Lenders need to consider the scope and extent of the Phase I Environmental Site Assessment (“Phase I ESA”) they routinely utilize in connection with the acquisition and financing of real estate projects. The Environmental Protection Agency (“EPA”) announced its intent to adopt a new standard expanding the scope of review on May 13, 2022.

The proposed standard would not replace or supersede the existing rule but would create a second set of standards for environmental consultants who are routinely engaged by banks, lending companies, and other institutions in connection with loans used for real estate projects.

EPA approved ASTM International (ASTM) Standard E1527-21 as an additional standard meeting the “all appropriate inquiries” (“AAI”) component for potential liability protections under the Comprehensive Environmental Response, Compensation, and Liability Act (“CERCLA”).

AAI is a process to evaluate the environmental history and condition of real property to assess potential liability for contamination by way of a Phase I ESA. AAI requirements apply to any party, including a lender, who can potentially claim protection from CERCLA liability as an innocent landowner, contiguous property owner or bona fide prospective purchaser.

Lenders that hold mortgages on real property as secured lenders are exempt from CERCLA liability if certain criteria are met. CERCLA Section 101(20) contains a secured creditor exemption that eliminates owner or operator liability for lenders who hold ownership in a CERCLA facility primarily to protect their security interest in that facility, provided they do not “participate in the management of the facility.”

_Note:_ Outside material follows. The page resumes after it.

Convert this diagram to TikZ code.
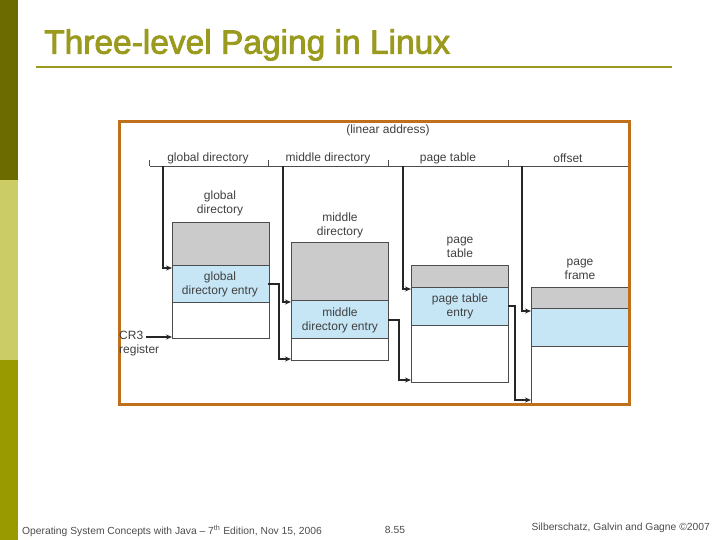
\documentclass[tikz,border=0pt]{standalone}
\usepackage{fontspec}
\setmainfont{Liberation Sans}
\usetikzlibrary{arrows.meta}
\definecolor{olive1}{HTML}{6B6B00}
\definecolor{olive2}{HTML}{CCCC66}
\definecolor{olive3}{HTML}{999900}
\definecolor{titlec}{HTML}{9A9A1E}
\definecolor{frameor}{HTML}{C0701A}
\definecolor{grayc}{HTML}{CBCBCB}
\definecolor{bluec}{HTML}{C6E6F6}
\begin{document}
\begin{tikzpicture}[x=1pt,y=-1pt,
  lbl/.style={font=\fontsize{12}{14}\selectfont,text=black!75,align=center,inner sep=0pt},
  cell/.style={draw=black!70,line width=0.6pt},
  arr/.style={draw=black!85,line width=1.4pt,-{Stealth[length=6pt,width=5pt]}},
  foot/.style={font=\fontsize{10.3}{12}\selectfont,text=black!70,inner sep=0pt}]
\useasboundingbox (0,0) rectangle (720,540);
\fill[olive1] (0,0) rectangle (18,180);
\fill[olive2] (0,180) rectangle (18,360);
\fill[olive3] (0,360) rectangle (18,540);
\node[anchor=west,font=\fontsize{33.5}{36}\selectfont,text=titlec,inner sep=0pt] (title) at (44,45) {\addfontfeature{FakeBold=2.5}Three-level Paging in Linux};
\draw[titlec,line width=2.2pt] (36,67) -- (672,67);
% frame
\draw[frameor,line width=3pt,fill=white] (119,122) rectangle (629,404);
\node[lbl] (la) at (388,130) {(linear address)};
\draw[black!70,line width=0.7pt] (150,166) -- (628,166);
\foreach \x in {149,268,388,508} \draw[black!70,line width=0.7pt] (\x,160) -- (\x,166);
\node[lbl] (fgd) at (208,158) {global directory};
\node[lbl] (fmd) at (328,158) {middle directory};
\node[lbl] (fpt) at (448,158) {page table};
\node[lbl] (fof) at (568,158) {offset};
% tables
\newcommand{\tbl}[5]{%
 \fill[grayc] (#1,#2) rectangle (#1+97,#3);
 \fill[bluec] (#1,#3) rectangle (#1+97,#4);
 \draw[cell] (#1,#2) rectangle (#1+97,#5);
 \draw[cell] (#1,#3) -- (#1+97,#3);
 \draw[cell] (#1,#4) -- (#1+97,#4);}
\tbl{172}{222}{265}{302}{338}
\tbl{291}{242}{300}{338}{360}
\tbl{411}{265}{287}{325}{382}
\fill[grayc] (531,287) rectangle (628,308);
\fill[bluec] (531,308) rectangle (628,346);
\draw[cell] (531,402.5) -- (531,287) -- (628,287);
\draw[cell] (531,308) -- (628,308);
\draw[cell] (531,346) -- (628,346);
\node[lbl] (tgd) at (220,203) {global\\directory};
\node[lbl] (tmd) at (340,225) {middle\\directory};
\node[lbl] (tpt) at (460,247) {page\\table};
\node[lbl] (tpf) at (580,269) {page\\frame};
\node[lbl] (egd) at (220,284) {global\\directory entry};
\node[lbl] (emd) at (340,320) {middle\\directory entry};
\node[lbl] (ept) at (460,306) {page table\\entry};
\node[lbl,align=left,anchor=west] (cr3) at (119,344) {CR3\\register};
\coordinate (a1) at (172,268); \coordinate (a2) at (291,302);
\coordinate (a3) at (411,289); \coordinate (a4) at (531,311);
\coordinate (b1) at (291,359); \coordinate (b2) at (411,380);
\coordinate (b3) at (531,400); \coordinate (c0) at (172,337);
\draw[arr] (163,166) |- (a1);
\draw[arr] (283,166) |- (a2);
\draw[arr] (403,166) |- (a3);
\draw[arr] (522,166) |- (a4);
\draw[arr] (268,284) -- (279,284) |- (b1);
\draw[arr] (388,320) -- (399,320) |- (b2);
\draw[arr] (508,306) -- (515,306) |- (b3);
\draw[arr] (146,337) -- (c0);
\node[foot,anchor=west] (f1) at (22,531) {Operating System Concepts with Java -- 7\textsuperscript{th} Edition, Nov 15, 2006};
\node[foot] (f2) at (395,530) {8.55};
\node[foot,anchor=east] (f3) at (710,528) {Silberschatz, Galvin and Gagne ©2007};
\end{tikzpicture}
\end{document}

Generally, participation in the management applies if a bank exercises decision-making control over a property’s environmental compliance, or exercises control at a level similar to a manager of the facility or property. Participation in management does not include actions such as conducting property inspections, requiring a response action to address contamination, providing financial advice or renegotiating or restructuring the terms of the security interest.

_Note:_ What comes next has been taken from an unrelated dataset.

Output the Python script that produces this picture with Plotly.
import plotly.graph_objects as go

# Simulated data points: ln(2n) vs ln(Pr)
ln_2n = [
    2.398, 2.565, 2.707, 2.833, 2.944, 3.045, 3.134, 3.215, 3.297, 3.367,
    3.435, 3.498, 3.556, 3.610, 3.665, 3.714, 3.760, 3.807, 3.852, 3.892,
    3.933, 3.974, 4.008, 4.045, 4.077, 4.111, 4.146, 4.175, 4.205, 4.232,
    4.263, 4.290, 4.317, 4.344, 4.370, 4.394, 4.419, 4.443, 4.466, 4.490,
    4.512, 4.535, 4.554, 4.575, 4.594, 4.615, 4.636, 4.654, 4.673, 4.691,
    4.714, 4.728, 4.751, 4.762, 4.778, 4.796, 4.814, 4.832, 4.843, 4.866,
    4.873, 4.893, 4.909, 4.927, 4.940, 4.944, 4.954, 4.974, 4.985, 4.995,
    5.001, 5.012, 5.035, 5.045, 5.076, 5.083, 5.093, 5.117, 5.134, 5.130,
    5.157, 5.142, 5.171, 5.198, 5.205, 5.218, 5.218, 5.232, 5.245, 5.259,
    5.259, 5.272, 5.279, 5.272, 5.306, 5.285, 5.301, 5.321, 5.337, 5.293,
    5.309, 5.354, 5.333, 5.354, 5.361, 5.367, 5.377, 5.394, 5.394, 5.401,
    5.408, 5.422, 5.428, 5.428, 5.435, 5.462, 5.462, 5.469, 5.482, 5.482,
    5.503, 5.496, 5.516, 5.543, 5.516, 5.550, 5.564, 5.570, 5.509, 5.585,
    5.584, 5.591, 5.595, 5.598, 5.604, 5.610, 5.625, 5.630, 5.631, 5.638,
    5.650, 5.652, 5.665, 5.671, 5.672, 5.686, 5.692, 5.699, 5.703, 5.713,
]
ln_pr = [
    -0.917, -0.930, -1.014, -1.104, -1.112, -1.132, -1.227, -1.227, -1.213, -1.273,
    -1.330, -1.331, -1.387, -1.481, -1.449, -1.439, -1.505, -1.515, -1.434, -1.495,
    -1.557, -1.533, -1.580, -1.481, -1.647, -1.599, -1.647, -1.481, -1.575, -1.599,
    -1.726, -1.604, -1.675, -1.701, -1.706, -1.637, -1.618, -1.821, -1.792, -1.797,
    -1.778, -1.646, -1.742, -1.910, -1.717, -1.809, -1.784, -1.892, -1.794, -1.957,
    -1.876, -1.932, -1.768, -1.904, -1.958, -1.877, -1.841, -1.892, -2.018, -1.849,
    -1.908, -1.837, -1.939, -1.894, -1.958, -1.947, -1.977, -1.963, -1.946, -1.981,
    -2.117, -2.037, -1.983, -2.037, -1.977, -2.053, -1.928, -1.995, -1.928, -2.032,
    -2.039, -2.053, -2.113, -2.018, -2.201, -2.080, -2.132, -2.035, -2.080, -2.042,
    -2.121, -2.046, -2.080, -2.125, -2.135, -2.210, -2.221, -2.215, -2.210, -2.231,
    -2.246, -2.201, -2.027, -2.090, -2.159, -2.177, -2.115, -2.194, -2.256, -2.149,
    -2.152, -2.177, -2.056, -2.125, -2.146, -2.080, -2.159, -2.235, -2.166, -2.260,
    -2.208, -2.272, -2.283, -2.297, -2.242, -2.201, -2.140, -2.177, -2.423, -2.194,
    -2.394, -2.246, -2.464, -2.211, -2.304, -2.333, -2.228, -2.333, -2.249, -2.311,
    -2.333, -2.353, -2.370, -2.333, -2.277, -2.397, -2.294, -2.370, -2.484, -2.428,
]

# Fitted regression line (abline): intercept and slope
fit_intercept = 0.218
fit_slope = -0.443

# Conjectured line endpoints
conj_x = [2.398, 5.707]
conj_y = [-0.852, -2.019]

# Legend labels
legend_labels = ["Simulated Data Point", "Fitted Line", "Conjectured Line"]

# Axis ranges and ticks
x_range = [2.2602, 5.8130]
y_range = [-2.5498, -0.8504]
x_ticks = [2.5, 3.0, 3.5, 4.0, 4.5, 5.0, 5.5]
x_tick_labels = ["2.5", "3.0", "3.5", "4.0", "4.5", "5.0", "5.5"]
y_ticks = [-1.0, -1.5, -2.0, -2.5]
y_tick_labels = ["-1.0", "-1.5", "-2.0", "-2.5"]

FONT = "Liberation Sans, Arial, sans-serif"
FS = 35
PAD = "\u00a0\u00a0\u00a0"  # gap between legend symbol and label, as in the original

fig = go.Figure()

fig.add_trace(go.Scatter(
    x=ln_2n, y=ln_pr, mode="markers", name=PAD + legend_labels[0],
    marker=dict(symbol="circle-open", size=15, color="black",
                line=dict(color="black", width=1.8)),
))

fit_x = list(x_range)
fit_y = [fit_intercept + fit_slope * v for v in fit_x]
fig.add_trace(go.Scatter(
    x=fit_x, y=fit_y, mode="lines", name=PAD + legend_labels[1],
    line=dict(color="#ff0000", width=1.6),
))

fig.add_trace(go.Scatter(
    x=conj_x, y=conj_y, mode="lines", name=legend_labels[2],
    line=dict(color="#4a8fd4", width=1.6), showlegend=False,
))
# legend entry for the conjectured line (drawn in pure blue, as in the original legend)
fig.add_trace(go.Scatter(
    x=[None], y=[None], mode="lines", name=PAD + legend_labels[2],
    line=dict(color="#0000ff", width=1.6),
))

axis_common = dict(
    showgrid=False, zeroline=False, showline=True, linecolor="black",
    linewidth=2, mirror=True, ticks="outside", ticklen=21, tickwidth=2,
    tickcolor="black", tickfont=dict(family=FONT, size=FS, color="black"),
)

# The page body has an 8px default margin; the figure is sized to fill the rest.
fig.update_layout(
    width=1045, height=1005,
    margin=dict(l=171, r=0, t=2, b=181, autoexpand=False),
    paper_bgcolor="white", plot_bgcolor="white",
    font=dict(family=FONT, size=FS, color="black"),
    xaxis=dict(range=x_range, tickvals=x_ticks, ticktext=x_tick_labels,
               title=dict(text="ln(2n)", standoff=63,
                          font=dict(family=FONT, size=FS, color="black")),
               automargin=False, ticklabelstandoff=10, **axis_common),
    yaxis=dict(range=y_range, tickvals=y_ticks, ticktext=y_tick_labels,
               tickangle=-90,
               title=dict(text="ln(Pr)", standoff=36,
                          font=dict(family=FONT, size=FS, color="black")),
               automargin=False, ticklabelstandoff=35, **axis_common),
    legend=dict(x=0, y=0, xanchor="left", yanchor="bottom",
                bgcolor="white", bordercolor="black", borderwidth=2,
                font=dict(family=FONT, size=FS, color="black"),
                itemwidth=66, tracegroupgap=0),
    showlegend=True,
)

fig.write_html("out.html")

The secured creditor exemption also provides that foreclosure on a property does not result in liability for a lender, provided the lender takes “reasonable steps” to divest itself of the property “at the earliest practicable, commercially reasonable time, on commercially reasonable terms.” Generally, a bank or other lender can maintain business activities and close down operations at a property as long as the property is listed for sale shortly after the foreclosure date or at the earliest practicable, commercially reasonable time. For now, the standards will co-exist and either standard can be utilized.

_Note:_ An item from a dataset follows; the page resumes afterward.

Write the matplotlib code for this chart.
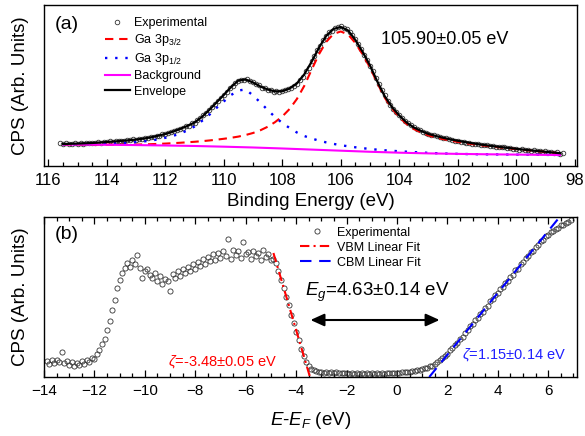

Among the most significant differences between the standards:

  • Under the new standard, the consultant would be seemingly directed to consider risk factors that the consultant could have ignored under the previous standard, possibly resulting in more conservative conclusions. Phase I ESA conclusions rely on the judgment of the environmental professional, meaning different consultants can, and do, arrive at different classifications after evaluating the same property. A lender should be aware of the different standards and make an inquiry as to which standard is being utilized by its consultant. While the existing standard is still (for the time being) accepted by EPA as satisfying the AAI requirement for liability protection, it is, perhaps, foreseeable that as time goes on, the existing standard may leave lenders vulnerable to claims that a Phase I ESA conducted under that standard was intentionally less searching and is, accordingly, insufficient to shield the lender from underlying conditions giving rise to CERCLA liability. This could potentially spawn litigation seeking to strip lenders of CERCLA liability protection for a Phase I ESA conducted under the existing standard.
  • The new standard could be interpreted further to direct an environmental consultant to rely on the environmental professional’s experience regarding the likelihood of certain conditions resulting in releases, instead of discounting the risks associated with such activities based on the lack of current “indications of a release.”
  • The new standard would require the Phase I ESA to set forth the environmental professional’s basis for identifying controlled recognized environmental concerns (CRECs), along with copies of the underlying regulatory documentation supporting such conclusion. For the prospective purchaser or lender, this is a positive change because it will permit the user to better understand the risks associated with the property and provide the user with the source documents for any continuing obligations at the property regarding a remedy.
  • Under the proposed new standard, the Phase I ESA is valid for 180 days from the date of review of the first of five elements by the environmental professional, such that depending on the length of time needed to complete the review, the “shelf life” of the completed Phase I ESA could be less than six months. Under the existing standard, the 180-day period runs from the date of issuance of the report. In both cases, the Phase I ESA can be extended to one year.
  • Certain historical sources must be addressed in the Phase I ESA, including aerial photographs, fire insurance maps, local street directories, topographic maps, building department records, interviews, property tax files, and zoning/land use records, with an explanation if certain material is missing.
  • The new standard clarifies that emerging contaminants will become subject to Phase I ESA review once they are classified as hazardous substances under CERCLA. Until such time, lenders may want to discuss the risks and benefits of including certain emerging contaminants under the scope of the Phase I ESA with their environmental consultant and legal counsel.
  • Practically speaking, a Phase I ESA may become more costly under the new standard, resulting in additional cost to borrowers and purchasers.